To cope with the limited angular displacement of the coil, for example, it has been an ordinary practice to have the diaphragm blade driven at a point considerably remote from the principal axis of a lens system of the camera for amplifying the angular displacement of the diaphragm blade. This results in unstable and unbalanced movement of the diaphragm blades and in a tendency of an excessive braking torque being applied to the blades when the blades are being brought to a standstill. Difficulties are, moreover, encountered in totally enclosing the exposure control device of the above described construction, so that the coil on the permanent magnet is subject to an influence of an external magnetic field, if any, and to an ingress of dust and moisture which are responsible for the deterioration of the performance of the exposure control device.
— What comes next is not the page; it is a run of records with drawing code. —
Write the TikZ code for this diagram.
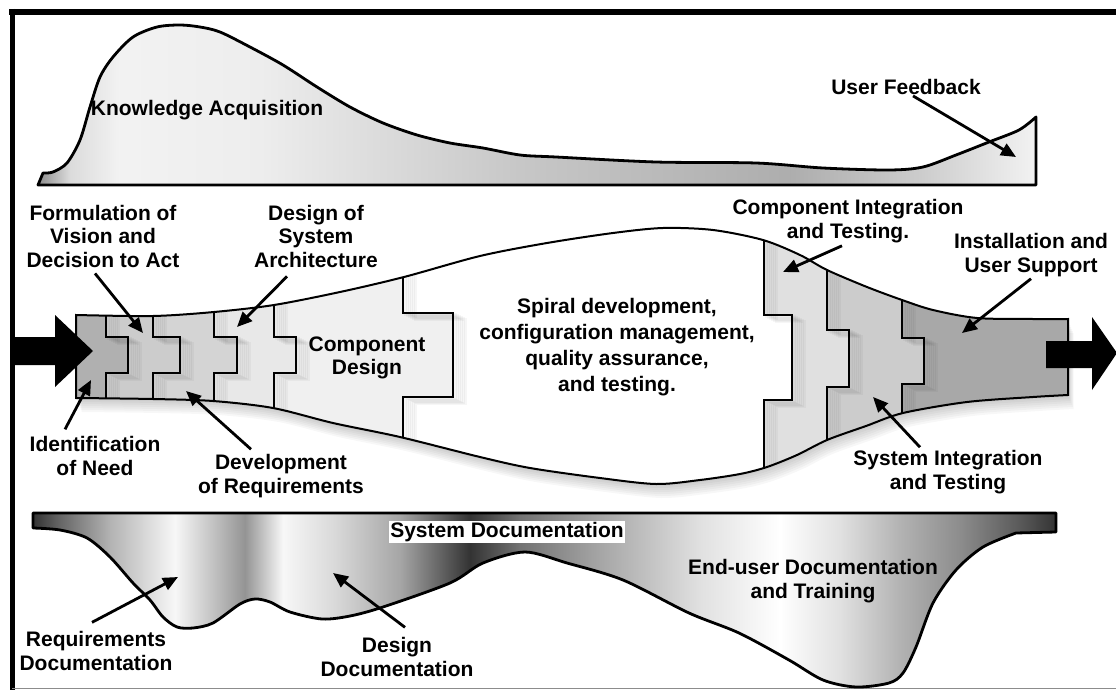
\documentclass[tikz,border=0pt]{standalone}
\usepackage{fontspec}
\setmainfont{Liberation Sans}
\usepackage{tikz}
\usetikzlibrary{arrows.meta, positioning}
\pgfdeclarehorizontalshading{knowshade}{100bp}{color(0bp)=(black!45); color(25bp)=(black!45); color(26.6bp)=(black!14); color(29.1bp)=(black!5); color(36.1bp)=(black!7); color(49.15bp)=(black!22); color(62.7bp)=(black!32); color(69.2bp)=(black!20); color(75bp)=(black!5); color(100bp)=(black!5)}
\pgfdeclarehorizontalshading{docshade}{100bp}{color(0bp)=(black!80); color(25bp)=(black!80); color(26.32bp)=(black!60); color(28.76bp)=(black!30); color(31.94bp)=(black!3); color(33.9bp)=(black!25); color(35.36bp)=(black!42); color(37.22bp)=(black!3); color(39.76bp)=(black!15); color(42.94bp)=(black!35); color(46.36bp)=(black!80); color(48.8bp)=(black!55); color(52.72bp)=(black!35); color(57.6bp)=(black!12); color(61.51bp)=(black!0); color(64.45bp)=(black!12); color(67.38bp)=(black!30); color(70.31bp)=(black!45); color(73.25bp)=(black!65); color(75bp)=(black!80); color(100bp)=(black!80)}
\tikzset{lbl/.style={font=\bfseries\fontsize{21}{23.5}\selectfont, align=center, inner sep=1pt},
    pointer/.style={line width=2.8pt, -{Triangle[length=15pt,width=13pt]}},
    seam/.style={line width=1.6pt}}
\newcommand\puzzleseams{%
    \draw(106,200)--(106,337)--(128,337)--(128,373)--(106,373)--(106,500);
    \draw(153,200)--(153,337)--(180,337)--(180,373)--(153,373)--(153,500);
    \draw(214,200)--(214,337)--(237,337)--(237,373)--(214,373)--(214,500);
    \draw(274,200)--(274,337)--(296,337)--(296,373)--(274,373)--(274,500);
    \draw(403,200)--(403,313)--(453,313)--(453,397)--(403,397)--(403,500);
    \draw(764,200)--(764,315)--(792,315)--(792,400)--(764,400)--(764,500);
    \draw(827,200)--(827,330)--(849,330)--(849,387)--(827,387)--(827,500);
    \draw(902,200)--(902,338)--(924,338)--(924,384)--(902,384)--(902,500);}

\begin{document}
\begin{tikzpicture}[x=1pt,y=-1pt]
                 \useasboundingbox(0,0) rectangle (1116,690);
                 % frame
                 \draw[line width=6pt](9,12)--(1116,12);
                 \draw[line width=5pt](12,9)--(12,690);
                 \draw[black!45,line width=1.5pt](12,688.5)--(1116,688.5);
                 % knowledge curve
                 \shadedraw[shading=knowshade,line width=2.8pt,line join=round](38,185)--plot[smooth] coordinates{(43,173) (53,172) (67,163) (80,140) (90,107) (100,77) (113,57) (133,37) (157,27) (180,25) (200,27) (220,32) (250,47) (283,65) (317,87) (350,107) (383,123) (417,135) (450,143) (483,148) (520,155) (556,157) (656,162) (756,163) (823,168) (889,170) (923,167) (956,155) (989,142) (1019,130) (1036,117)}--(1036,185)--cycle;
                 % middle body
                 \path[save path=\midpath] plot[smooth] coordinates{(76,315) (153,316) (214,312) (274,305) (340,292) (404,277) (480,256) (547,243) (613,233) (663,228) (713,230) (763,240) (800,255) (827,270) (867,287) (902,300) (933,310) (977,318) (1033,319) (1068,319)}--plot[smooth] coordinates{(1068,395) (1033,397) (967,402) (903,413) (866,426) (827,440) (797,455) (767,467) (740,474) (700,480) (656,484) (600,478) (530,468) (480,457) (400,437) (333,423) (273,408) (213,401) (153,399) (76,398)}--cycle;
                 \foreach \s in {2,4,...,14}{
                     \begin{scope}[transform canvas={shift={(0.4*\s,\s)}}]
                         \fill[black,opacity=0.03,use path=\midpath];
                     \end{scope}}
                 \fill[white,use path=\midpath];
                 \begin{scope}
                     \clip[use path=\midpath];
                     \fill[black!6](60,200)--(403,200)--(403,313)--(453,313)--(453,397)--(403,397)--(403,500)--(60,500)--cycle;
                     \fill[black!9](60,200)--(274,200)--(274,337)--(296,337)--(296,373)--(274,373)--(274,500)--(60,500)--cycle;
                     \fill[black!17](60,200)--(214,200)--(214,337)--(237,337)--(237,373)--(214,373)--(214,500)--(60,500)--cycle;
                     \fill[black!20](60,200)--(153,200)--(153,337)--(180,337)--(180,373)--(153,373)--(153,500)--(60,500)--cycle;
                     \fill[black!31](60,200)--(106,200)--(106,337)--(128,337)--(128,373)--(106,373)--(106,500)--(60,500)--cycle;
                     \fill[black!12](1100,200)--(764,200)--(764,315)--(792,315)--(792,400)--(764,400)--(764,500)--(1100,500)--cycle;
                     \fill[black!20](1100,200)--(827,200)--(827,330)--(849,330)--(849,387)--(827,387)--(827,500)--(1100,500)--cycle;
                     \fill[black!34](1100,200)--(902,200)--(902,338)--(924,338)--(924,384)--(902,384)--(902,500)--(1100,500)--cycle;
                     \foreach \s in {2,4,...,12}{
                         \begin{scope}[shift={(\s,0.5*\s)},black,opacity=0.035,line width=3pt]
                             \puzzleseams
                         \end{scope}}
                     \begin{scope}[seam]
                         \puzzleseams
                     \end{scope}
                 \end{scope}
                 \draw[line width=2pt,use path=\midpath];
                 % in and out arrows
                 \fill(12,337)--(55,337)--(55,315)--(93,351)--(55,387)--(55,365)--(12,365)--cycle;
                 \fill(1046,341)--(1092,341)--(1092,317)--(1117,353)--(1092,390)--(1092,368)--(1046,368)--cycle;
                 % documentation curve
                 \shadedraw[shading=docshade,line width=2.8pt,line join=round](33,528)--(33,513)--(1056,513)--(1056,532)--plot[smooth] coordinates{(1016,533) (983,547) (956,570) (933,603) (916,647) (903,673) (889,683) (856,687) (823,680) (789,660) (739,633) (689,613) (623,580) (567,563) (525,552) (483,563) (450,583) (383,607) (350,616) (322,619) (290,612) (270,602) (255,599) (240,604) (213,623) (193,628) (177,627) (163,617) (150,600) (133,583) (110,557) (87,538) (60,530) (33,528)}--cycle;
                 % labels
                 \node[lbl](know)at(207,110){Knowledge Acquisition};
                 \node[lbl](feedback)at(906,87){User Feedback};
                 \node[lbl](vision)at(103,236){Formulation of\\Vision and\\Decision to Act};
                 \node[lbl](arch)at(316,236){Design of\\System\\Architecture};
                 \node[lbl](compdes)at(367,358){Component\\Design};
                 \node[lbl,font=\bfseries\fontsize{21}{26}\selectfont](spiral)at(617,347){Spiral development,\\configuration management,\\quality assurance,\\and testing.};
                 \node[lbl](compint)at(848,221){Component Integration\\and Testing.};
                 \node[lbl](install)at(1031,255){Installation and\\User Support};
                 \node[lbl](need)at(95,456){Identification\\of Need};
                 \node[lbl](req)at(281,476){Development\\of Requirements};
                 \node[lbl](sysint)at(948,472){System Integration\\and Testing};
                 \node[lbl,fill=white](sysdoc)at(507,532){System Documentation};
                 \node[lbl](enduser)at(813,581){End-user Documentation\\and Training};
                 \node[lbl](reqdoc)at(96,651){Requirements\\Documentation};
                 \node[lbl](desdoc)at(397,657){Design\\Documentation};
                 % pointers
                 \coordinate(feedback tip)at(1016,157);
                 \coordinate(vision tip)at(143,333);
                 \coordinate(arch tip)at(237,327);
                 \coordinate(compint tip)at(783,272);
                 \coordinate(install tip)at(962,333);
                 \coordinate(need tip)at(91,380);
                 \coordinate(req tip)at(186,391);
                 \coordinate(sysint tip)at(873,397);
                 \coordinate(reqdoc tip)at(178,577);
                 \coordinate(desdoc tip)at(333,573);
                 \draw[pointer]([xshift=7pt]feedback.south)--(feedback tip);
                 \draw[pointer]([xshift=-8pt,yshift=-5pt]vision.south)--(vision tip);
                 \draw[pointer]([xshift=-29pt,yshift=-8pt]arch.south)--(arch tip);
                 \draw[pointer]([xshift=-6pt,yshift=-2pt]compint.south)--(compint tip);
                 \draw[pointer]([yshift=-1pt]install.south)--(install tip);
                 \draw[pointer]([xshift=-30pt,yshift=6pt]need.north)--(need tip);
                 \draw[pointer]([xshift=-30pt,yshift=4pt]req.north)--(req tip);
                 \draw[pointer]([xshift=-28pt,yshift=2pt]sysint.north)--(sysint tip);
                 \draw[pointer]([xshift=-4pt,yshift=8pt]reqdoc.north)--(reqdoc tip);
                 \draw[pointer]([xshift=8pt,yshift=9pt]desdoc.north)--(desdoc tip);
             \end{tikzpicture}
\end{document}
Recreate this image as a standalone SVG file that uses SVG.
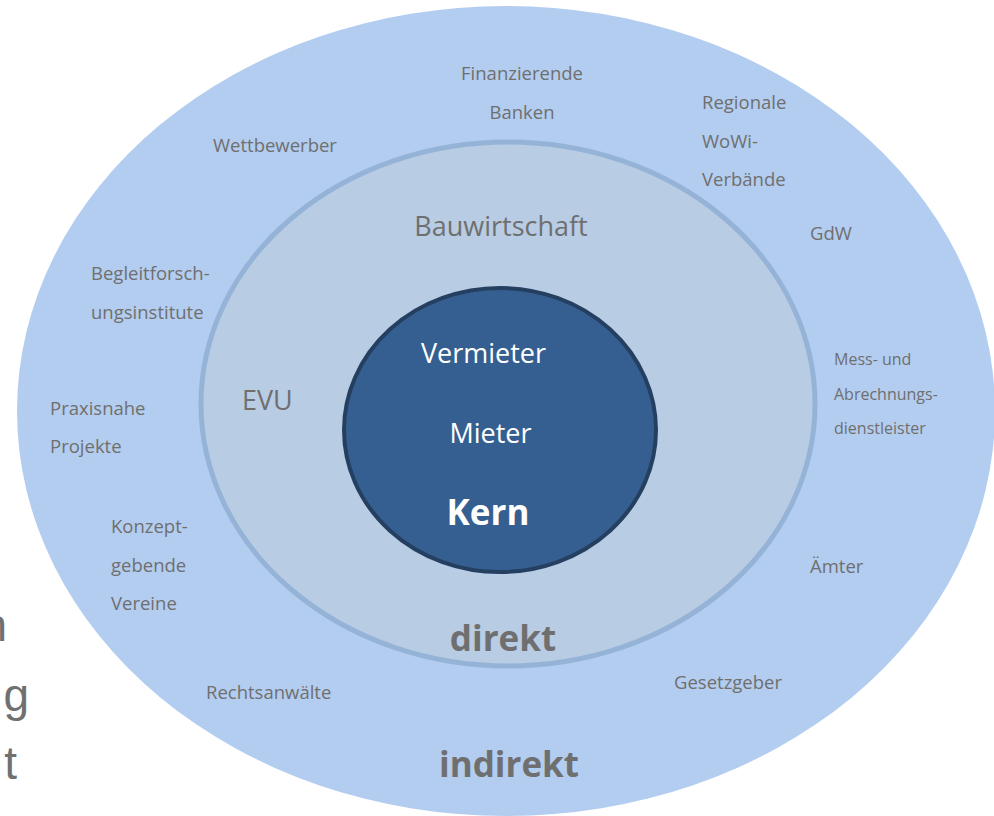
<svg xmlns="http://www.w3.org/2000/svg" width="994" height="816" viewBox="0 0 994 816">
<style>
.lbl{font-family:"Open Sans","Noto Sans",sans-serif;font-size:18.5px;fill:#6f6f6f}
.sm{font-size:16px}
.big{font-family:"Open Sans","Noto Sans",sans-serif;font-size:27px;fill:#6f6f6f}
.bold{font-family:"Open Sans","Noto Sans",sans-serif;font-size:35px;font-weight:700;fill:#6f6f6f}
.side{font-family:"Liberation Sans",Arial,sans-serif;font-size:46px;fill:#707070}
.wht{fill:#ffffff}
</style>
<rect width="994" height="816" fill="#ffffff"/>
<g id="side-text">
<text class="side" x="7" y="641" text-anchor="end">n</text>
<text class="side" x="29" y="711" text-anchor="end">g</text>
<text class="side" x="17" y="779" text-anchor="end">t</text>
</g>
<g id="outer">
<ellipse cx="506" cy="411" rx="489" ry="405" fill="#b3cdf0"/>
<text class="lbl" x="522" y="79.5" text-anchor="middle">Finanzierende</text>
<text class="lbl" x="522" y="118.5" text-anchor="middle">Banken</text>
<text class="lbl" x="213" y="152">Wettbewerber</text>
<text class="lbl" x="702" y="109">Regionale</text>
<text class="lbl" x="702" y="147.5">WoWi-</text>
<text class="lbl" x="702" y="185.5">Verbände</text>
<text class="lbl" x="810" y="240">GdW</text>
<text class="lbl" x="91" y="280">Begleitforsch-</text>
<text class="lbl" x="91" y="319">ungsinstitute</text>
<text class="lbl" x="50" y="414.5">Praxisnahe</text>
<text class="lbl" x="50" y="453">Projekte</text>
<text class="lbl sm" x="834" y="365">Mess- und</text>
<text class="lbl sm" x="834" y="399.5">Abrechnungs-</text>
<text class="lbl sm" x="834" y="433.5">dienstleister</text>
<text class="lbl" x="111" y="533">Konzept-</text>
<text class="lbl" x="111" y="571.5">gebende</text>
<text class="lbl" x="111" y="610">Vereine</text>
<text class="lbl" x="810" y="573">Ämter</text>
<text class="lbl" x="674" y="689">Gesetzgeber</text>
<text class="lbl" x="206" y="699">Rechtsanwälte</text>
<text class="bold" x="509" y="777" text-anchor="middle">indirekt</text>
</g>
<g id="direkt">
<ellipse cx="508" cy="404" rx="307" ry="262" fill="#b8cce4" stroke="#95b3d7" stroke-width="5"/>
<text class="big" x="501" y="235.5" text-anchor="middle">Bauwirtschaft</text>
<text class="big" x="242" y="409.5">EVU</text>
<text class="bold" x="503" y="651" text-anchor="middle">direkt</text>
</g>
<g id="kern">
<ellipse cx="500" cy="430" rx="156" ry="142" fill="#355f91" stroke="#243f60" stroke-width="4"/>
<text class="big wht" x="483.5" y="363" text-anchor="middle">Vermieter</text>
<text class="big wht" x="490.5" y="443" text-anchor="middle">Mieter</text>
<text class="bold wht" x="488" y="525" text-anchor="middle">Kern</text>
</g>
<g id="connectors"/>
</svg>
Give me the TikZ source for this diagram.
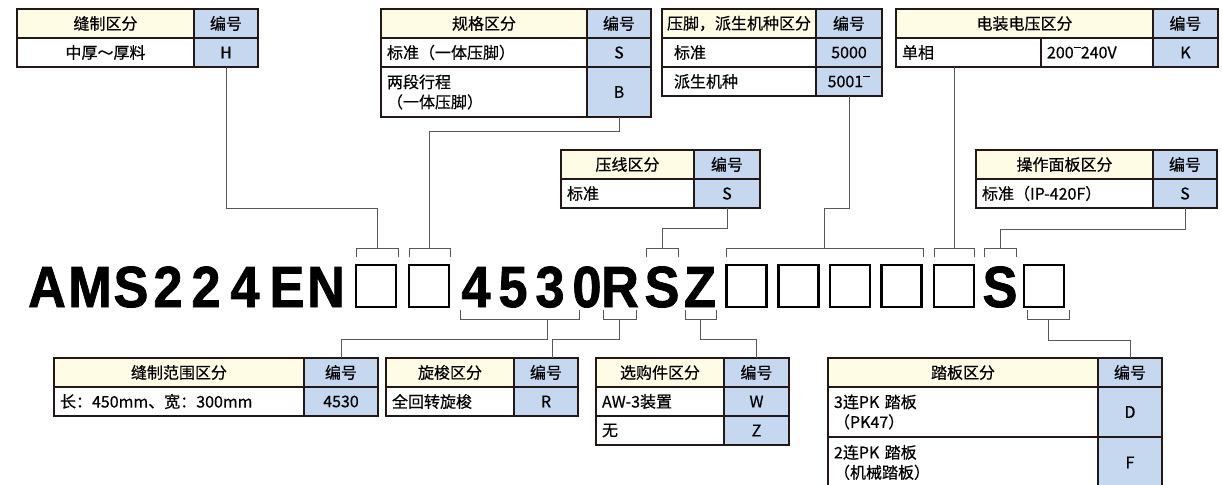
\documentclass[tikz,border=0pt]{standalone}
\usepackage{fontspec}
\usepackage{tikz}
\usetikzlibrary{positioning}
\usepackage{xcolor}
\newfontfamily\cjk{Noto Sans CJK SC}[FakeBold=0.5]
\newfontfamily\codefont{Liberation Sans}[BoldFeatures={FakeBold=1.5}]
\definecolor{hdr}{HTML}{FFFCE6}
\definecolor{numc}{HTML}{C5D8F0}
\definecolor{tline}{HTML}{231815}
\definecolor{gline}{HTML}{5A5656}
\newcommand{\hibar}{\raisebox{.62em}{\rule{.45em}{.07em}}}

\begin{document}
\begin{tikzpicture}[x=1pt,y=-1pt]
  \tikzstyle{cell}=[draw=tline, line width=1.1pt, inner sep=0pt, outer sep=0pt, anchor=north west, minimum height=29pt, font=\cjk\fontsize{16}{20}\selectfont]
  \tikzstyle{hcell}=[cell, fill=hdr]
  \tikzstyle{ncell}=[cell, fill=numc]
  \tikzstyle{lcell}=[cell, align=left, inner xsep=6pt]
  \tikzstyle{conn}=[draw=gline, line width=0.9pt]
  \tikzstyle{codebox}=[draw=black, line width=2.4pt, minimum width=40pt, minimum height=42pt, inner sep=0pt]
  \tikzstyle{chr}=[inner sep=0pt, anchor=base, xscale=0.9, font=\codefont\bfseries\fontsize{58}{60}\selectfont]
  \useasboundingbox (0,0) rectangle (1222,484);
  % \draw [step=50, blue!20] (0,0) grid (1222,484);

  % upper tables
  \node [hcell, minimum width=177pt] (t1h) at (17,9) {缝制区分};
  \node [ncell, minimum width=64pt, right=0pt of t1h] (t1hn) {编号};
  \node [cell, minimum width=177pt] (t1a) at (t1h.south west) {中厚～厚料};
  \node [ncell, minimum width=64pt, right=0pt of t1a] (t1an) {H};

  \node [hcell, minimum width=206pt] (t2h) at (381,9) {规格区分};
  \node [ncell, minimum width=64pt, right=0pt of t2h] (t2hn) {编号};
  \node [lcell, text width=194pt] (t2a) at (t2h.south west) {标准（一体压脚）};
  \node [ncell, minimum width=64pt, right=0pt of t2a] (t2an) {S};
  \node [lcell, text width=194pt, minimum height=50pt] (t2b) at (t2a.south west) {两段行程\\（一体压脚）};
  \node [ncell, minimum width=64pt, minimum height=50pt, right=0pt of t2b] (t2bn) {B};

  \node [hcell, minimum width=154pt] (t3h) at (662,9) {压脚，派生机种区分};
  \node [ncell, minimum width=66pt, right=0pt of t3h] (t3hn) {编号};
  \node [lcell, text width=130pt, inner xsep=12pt] (t3a) at (t3h.south west) {标准};
  \node [ncell, minimum width=66pt, right=0pt of t3a] (t3an) {5000};
  \node [lcell, text width=130pt, inner xsep=12pt] (t3b) at (t3a.south west) {派生机种};
  \node [ncell, minimum width=66pt, right=0pt of t3b] (t3bn) {5001\hibar};

  \node [hcell, minimum width=257pt] (t4h) at (896,9) {电装电压区分};
  \node [ncell, minimum width=65pt, right=0pt of t4h] (t4hn) {编号};
  \node [lcell, text width=133pt] (t4a) at (t4h.south west) {单相};
  \node [lcell, text width=100pt, right=0pt of t4a] (t4b) {200\hibar 240V};
  \node [ncell, minimum width=65pt, right=0pt of t4b] (t4bn) {K};

  \node [hcell, minimum width=133pt] (t5h) at (561,150) {压线区分};
  \node [ncell, minimum width=66pt, right=0pt of t5h] (t5hn) {编号};
  \node [lcell, text width=121pt] (t5a) at (t5h.south west) {标准};
  \node [ncell, minimum width=66pt, right=0pt of t5a] (t5an) {S};

  \node [hcell, minimum width=177pt] (t6h) at (976,150) {操作面板区分};
  \node [ncell, minimum width=64pt, right=0pt of t6h] (t6hn) {编号};
  \node [lcell, text width=165pt] (t6a) at (t6h.south west) {标准（IP-420F）};
  \node [ncell, minimum width=64pt, right=0pt of t6a] (t6an) {S};

  % lower tables
  \node [hcell, minimum width=250pt] (t7h) at (54,358) {缝制范围区分};
  \node [ncell, minimum width=74pt, right=0pt of t7h] (t7hn) {编号};
  \node [lcell, text width=238pt] (t7a) at (t7h.south west) {长：450mm、宽：300mm};
  \node [ncell, minimum width=74pt, right=0pt of t7a] (t7an) {4530};

  \node [hcell, minimum width=128pt] (t8h) at (386,358) {旋梭区分};
  \node [ncell, minimum width=64pt, right=0pt of t8h] (t8hn) {编号};
  \node [lcell, text width=116pt] (t8a) at (t8h.south west) {全回转旋梭};
  \node [ncell, minimum width=64pt, right=0pt of t8a] (t8an) {R};

  \node [hcell, minimum width=128pt] (t9h) at (596,358) {选购件区分};
  \node [ncell, minimum width=65pt, right=0pt of t9h] (t9hn) {编号};
  \node [lcell, text width=116pt] (t9a) at (t9h.south west) {AW-3装置};
  \node [ncell, minimum width=65pt, right=0pt of t9a] (t9an) {W};
  \node [lcell, text width=116pt] (t9b) at (t9a.south west) {无};
  \node [ncell, minimum width=65pt, right=0pt of t9b] (t9bn) {Z};

  \node [hcell, minimum width=270pt] (t10h) at (828,358) {踏板区分};
  \node [ncell, minimum width=64pt, right=0pt of t10h] (t10hn) {编号};
  \node [lcell, text width=258pt, minimum height=50pt] (t10a) at (t10h.south west) {3连PK 踏板\\（PK47）};
  \node [ncell, minimum width=64pt, minimum height=50pt, right=0pt of t10a] (t10an) {D};
  \node [lcell, text width=258pt, minimum height=51pt] (t10b) at (t10a.south west) {2连PK 踏板\\（机械踏板）};
  \node [ncell, minimum width=64pt, minimum height=51pt, right=0pt of t10b] (t10bn) {F};

  % model code
  \node [chr] (cA) at (47,307) {A};
  \node [chr] (cM) at (90,307) {M};
  \node [chr] (cS) at (131,307) {S};
  \node [chr] (c2a) at (168,307) {2};
  \node [chr] (c2b) at (206,307) {2};
  \node [chr] (c4) at (245,307) {4};
  \node [chr] (cE) at (287,307) {E};
  \node [chr] (cN) at (326,307) {N};
  \node [codebox] (bx1) at (376,286) {};
  \node [codebox] (bx2) at (429,286) {};
  \node [chr] (d4) at (476,307) {4};
  \node [chr] (d5) at (513,307) {5};
  \node [chr] (d3) at (550,307) {3};
  \node [chr] (d0) at (587,307) {0};
  \node [chr] (cR) at (620,307) {R};
  \node [chr] (cS2) at (662,307) {S};
  \node [chr] (cZ) at (700,307) {Z};
  \node [codebox] (bx3) at (746.5,286) {};
  \node [codebox] (bx4) at (798.5,286) {};
  \node [codebox] (bx5) at (850,286) {};
  \node [codebox] (bx6) at (901.5,286) {};
  \node [codebox] (bx7) at (954,286) {};
  \node [chr] (cS3) at (1000,307) {S};
  \node [codebox] (bx8) at (1044,286) {};

  % brackets
  \draw [conn] (356,257) |- (398,248) -- (398,257);
  \draw [conn] (409,257) |- (450,248) -- (450,257);
  \draw [conn] (646,257) |- (678,248) -- (678,257);
  \draw [conn] (726,257) |- (923,248) -- (923,257);
  \draw [conn] (934,257) |- (974,248) -- (974,257);
  \draw [conn] (984,257) |- (1016,248) -- (1016,257);
  \draw [conn] (460,310) |- (579,319) -- (579,310);
  \draw [conn] (603,310) |- (636,319) -- (636,310);
  \draw [conn] (685,310) |- (716,319) -- (716,310);
  \draw [conn] (1027,310) |- (1069,319) -- (1069,310);
  \coordinate (kA) at (377,248);
  \coordinate (kB) at (429.5,248);
  \coordinate (kS) at (662,248);
  \coordinate (kP) at (824.5,248);
  \coordinate (kV) at (954,248);
  \coordinate (kO) at (1000,248);
  \coordinate (mD) at (547,319);
  \coordinate (mR) at (619.5,319);
  \coordinate (mZ) at (700.5,319);
  \coordinate (mF) at (1048,319);

  \draw [conn] (t1an.south) -- ++(0,141) -| (kA);
  \draw [conn] (t2bn.south) -- ++(0,14) -| (kB);
  \draw [conn] (t5an.south) -- ++(0,20) -| (kS);
  \draw [conn] (t3bn.south) -- ++(0,112) -| (kP);
  \draw [conn] (kV |- t4a.south) -- (kV);
  \draw [conn] (t6an.south) -- ++(0,21) -| (kO);
  \draw [conn] (mD) -- ++(0,20) -| (t7hn.north);
  \draw [conn] (mR) -- ++(0,20) -| ([xshift=6pt]t8hn.north);
  \draw [conn] (mZ) -- ++(0,20) -| (t9hn.north);
  \draw [conn] (mF) -- ++(0,21) -| (t10hn.north);
\end{tikzpicture}
\end{document}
The image pick-up tube of the television camera or video telephone, on the other hand, uses a faceplate of a light sensitive film which is susceptible to mechanical shocks and contact so that the diaphragm should be operable not only to control the quantity of light to be admitted to the tube but to protect the faceplate from such mechanical shocks and contact. Thus, the diaphragm-assisted exposure control device for use in the television camera or video telephone commonly uses a servo motor so that the rotational motion achieved in the motor is transmitted to the diaphragm. By reason of the particular construction and principle of operation of the servo motor, however, it is practically impossible to have the rotational motion of the motor directly transmitted to the diaphragm without aid of reduction gears or any other mechanical power transmission means.
The provision of such mechanical transmission means, and also of a considerably intricate electrical control arrangement which is usually required for the servo motor, has been not only a major impediment to reducing the overall dimensions of the exposure control device but a cause of objectionable friction and play which are responsible for the deficient response of the exposure control device to an input electrical signal. Another drawback inherent in the exposure control device using the servo motor is that the servo motor has an axis of rotation which is not aligned with a principal axis of the lens system of the television camera or video telephone so that unbalanced and unstable movement of the diaphragm blades result, similarly to the exposure control devices for the still or cinema motion cameras. Restrictions are, moreover, met in achieving sufficient magnetic fluxes due to the particular configuration of the exposure control device using the servo motor so that only a limited amount of driving torque is available to the servo motor.